His unbelievable statement made it difficult to suppress a smile. Unbeknownst to him, he had just offered us a complete public education system, including language-based school boards and a solid network of universities! Although I am sure that the Quebec Anglophone community has its share of challenges, I have to say that its structures and institutions always have been and still are a source of envy for minority Francophones in Canada.
The reason I decided today to tell the story of my initial involvement in defending the rights—and needs—of Francophone communities across Canada is because of situations I have witnessed lately. This saddens me but reminds me of how important it is that both English authorities and French leaders be well informed, even more so today.
More than 30 years after the Canadian Charter of Rights and Freedoms was adopted and after many court rulings were made to clarify how to enforce the Charter in the context of minority language education, one wonders why the issue is still so widely misunderstood. How can we justify internal crisis between Francophone communities and the school boards representing them? Why do parents still have to take their provincial government to the Supreme Court so their children can attend a school as good as the neighbourhood school? Why do we question the schools’ entry criteria and have not yet been able to agree on how to open doors to immigrant children?
The governance of schools by the Francophone minority is also at a crossroads. In the last years, Francophones from just about everywhere in Canada celebrated 15 to 20 years of French-language school governance. What tools are available to Francophones who have to continue explaining their rights? What tools are available to Anglophones who wish to better understand the Francophone minorities’ realities? What tools are available to both groups to engage in a productive dialogue and to reach realistic solutions and compromise, all geared toward our students’ well-being?

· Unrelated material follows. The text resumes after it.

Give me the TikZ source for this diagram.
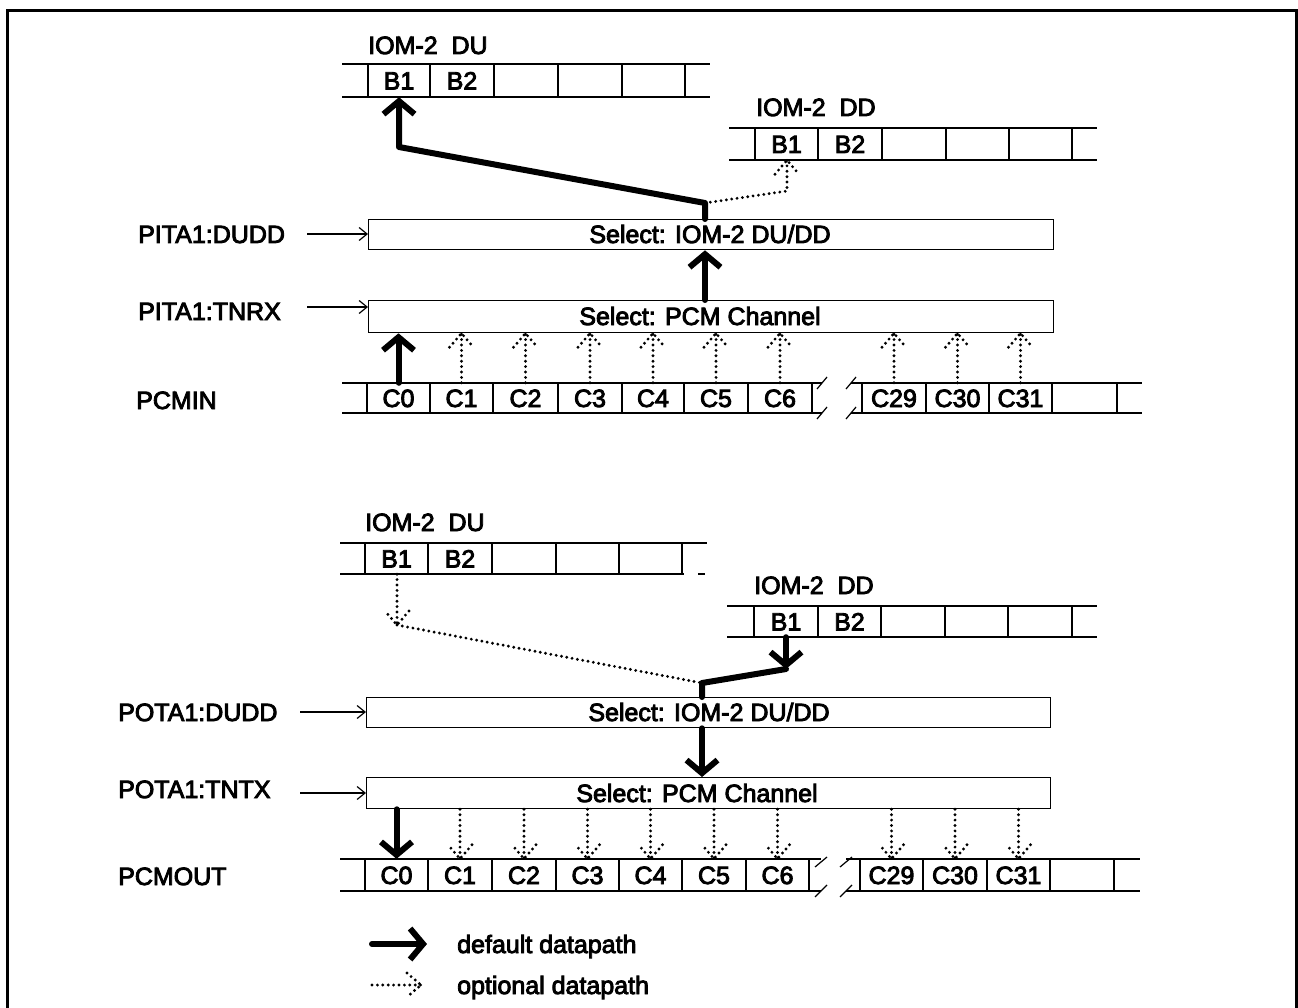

There is only one answer: Education. The solutions must move beyond confrontations and courts if we are to make headway. Since the very beginning of the recognition of educational rights to minorities, the Canadian Teachers’ Federation has unconditionally supported French education. More than ever, CTF maintains this support. Are you with us?
[*] 23. (1) Citizens of Canada:
(a) whose first language learned and still understood is that of the English or French linguistic minority population of the province in which they reside, or
(b) who have received their primary school instruction in Canada in English or French and reside in a province where the language in which they received that instruction is the language of the English or French linguistic minority population of the province,
have the right to have their children receive primary and secondary school instruction in that language in that province.

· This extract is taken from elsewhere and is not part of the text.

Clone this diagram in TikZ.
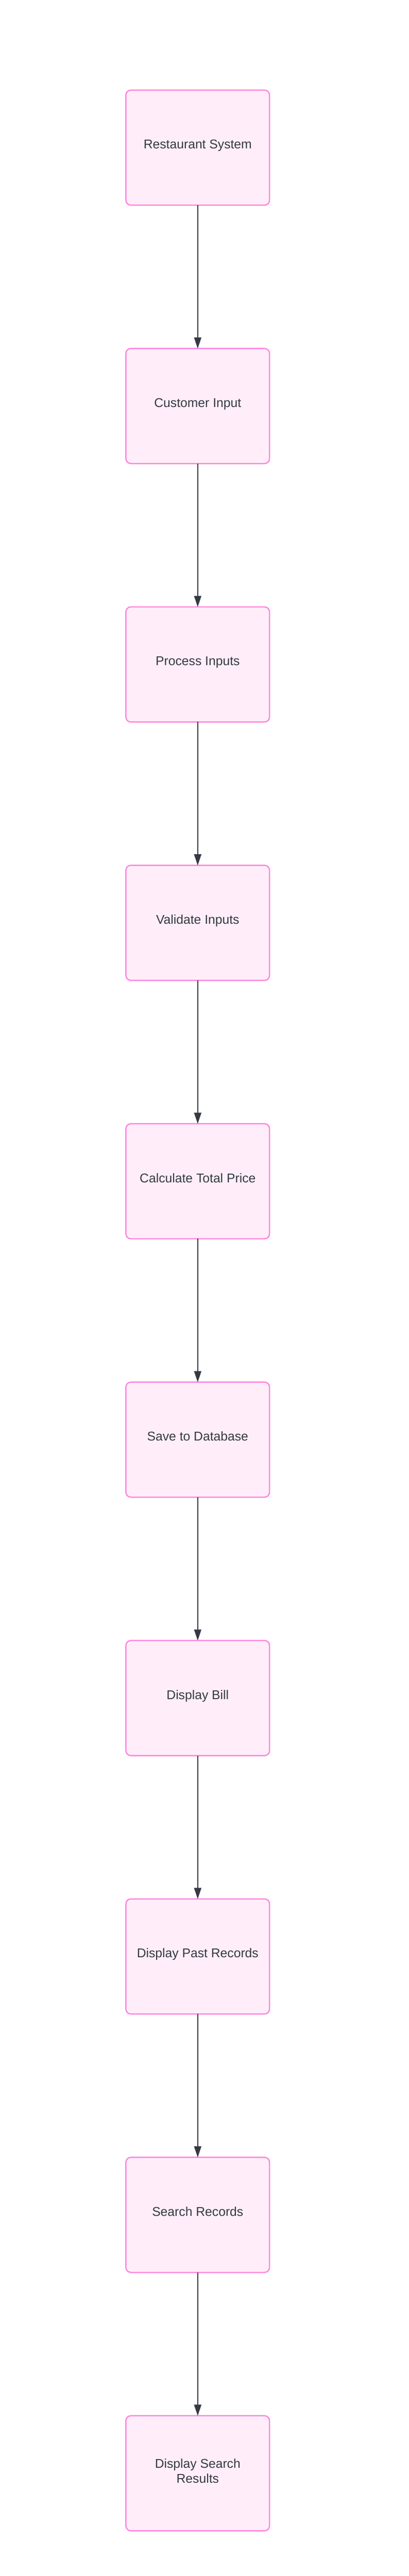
\documentclass[tikz,border=0pt]{standalone}
\usepackage{fontspec}
\setmainfont{Liberation Sans}
\usepackage{tikz}
\usetikzlibrary{positioning,arrows.meta}

\definecolor{boksrand}{RGB}{255,133,223}
\definecolor{boksfyll}{RGB}{255,238,249}
\definecolor{strek}{RGB}{53,57,68}

\begin{document}
\begin{tikzpicture}[
    steg/.style={draw=boksrand, fill=boksfyll, line width=1.65pt, rounded corners=6.5pt,
                 minimum width=188.5pt, minimum height=151pt, outer sep=0pt,
                 text height=12pt, text depth=9pt,
                 align=center, text=strek, font=\fontsize{16.7}{19.6}\selectfont},
    pil/.style={draw=strek, line width=1pt, -{Triangle[length=14.5pt,width=9.5pt]}},
    node distance=188.1pt
  ]
           % Ramme
           \useasboundingbox (0,0) rectangle (536.5pt,-3380.5pt);

           % Boksene
           \node[steg] (system) at (259.5pt,-193.75pt) {Restaurant System};
           \node[steg, below=of system] (input) {Customer Input};
           \node[steg, below=of input] (process) {Process Inputs};
           \node[steg, below=of process] (validate) {Validate Inputs};
           \node[steg, below=of validate] (price) {Calculate Total Price};
           \node[steg, below=of price] (save) {Save to Database};
           \node[steg, below=of save] (bill) {Display Bill};
           \node[steg, below=of bill] (past) {Display Past Records};
           \node[steg, below=of past] (search) {Search Records};
           % to linjer
           \node[steg, below=of search, text height=35pt, text depth=8.8pt] (results) {Display Search\\Results};

           % Pilene
           \draw[pil] (system) -- (input);
           \draw[pil] (input) -- (process);
           \draw[pil] (process) -- (validate);
           \draw[pil] (validate) -- (price);
           \draw[pil] (price) -- (save);
           \draw[pil] (save) -- (bill);
           \draw[pil] (bill) -- (past);
           \draw[pil] (past) -- (search);
           \draw[pil] (search) -- (results);

         \end{tikzpicture}
\end{document}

(2) Citizens of Canada of whom any child has received or is receiving primary or secondary school instruction in English or French in Canada, have the right to have all their children receive primary and secondary school instruction in the same language.
(3) The right of citizens of Canada under subsections (1) and (2) to have their children receive primary and secondary school instruction in the language of the English or French linguistic minority population of a province
(a) applies wherever in the province the number of children of citizens who have such a right is sufficient to warrant the provision to them out of public funds of minority language instruction; and
(b) includes, where the number of those children so warrants, the right to have them receive that instruction in minority language educational facilities provided out of public funds.
—Section 23 of the Canadian Charter of Rights and Freedoms
[i] Later, the Minister repositioned himself and, like most Francophones at the time, we ended up having to go to Court to gain the right to govern our own schools.